Mirviss and Lipkin acknowledge that Donald - a former deputy mayor for children, youth, families and elders in Washington - has brought new energy to the agency. However, they said they had heard too many unfulfilled promises since the lawsuit was first filed to wait any longer for evidence of improvements.
"We're at a crisis point," said Lipkin, whose position with the Public Justice Center in Baltimore is funded by legal fees paid by the state out of the consent decree. "What's unfortunate is that we've been at a crisis point for quite a while."
Lawyers used the Freedom of Information Act, which guarantees public access to certain documents, to force the state to let them examine files of numerous foster children in the city. A review enabled attorneys to document a history of unsuitable foster home placements - including an over-reliance on expensive, group home facilities - as well as failure by the state to ensure basic medical and dental care to some children.
In one case documented by the lawyers, city social services case workers allowed a 13-year-old girl to live with a family friend who "drank [alcohol] and physically abused her."
In another case, the agency moved a 14-year-old boy with psychiatric problems to 11 group homes in as many months.
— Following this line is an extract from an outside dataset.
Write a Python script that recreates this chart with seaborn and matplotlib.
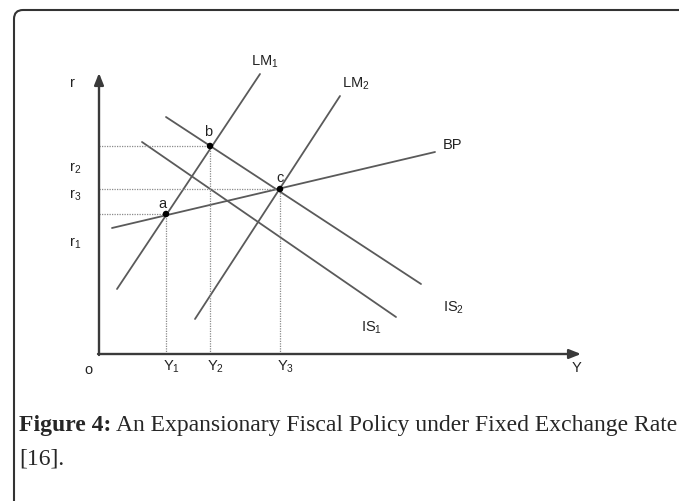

As a result, according to court documents, the boy's mental condition deteriorated and he had to be placed in an expensive therapeutic facility.
Mirviss, one of several Baltimore attorneys who represented foster children when the class action lawsuit was filed in the 1980s, said he believes that in some ways the city's system is in worse shape now than 20 years ago.
The attorney said he is worried about the large decrease in the number of foster families in the city - a situation that has been worsened by the agency's decision six years ago to cut day care subsidies to foster families. According to information Mirviss obtained from the state, the total number of foster families in the city has dropped by more than 55 percent - from 3,000 in 2001 to about 1,330 this year.
Donald said her department plans to reinstate day care subsidies for foster families early next year.
But in the meantime, the drop in foster families has meant that officials have had to rely more heavily on group homes, which charge the state up to $60,000 a year per child. Foster families receive a subsidy rate of $735 a month, or about $8,820 a year, Mirviss said.
Group homes often are not the best living situations for foster children, many of whom have been sexually abused or have emotional problems, Mirviss said.
"The system is not providing good outcomes for these kids," he said, adding that while reading some of the foster care files he felt heartbroken and angry. "The children who remain in care aren't getting the services they need to become independent, functioning adults."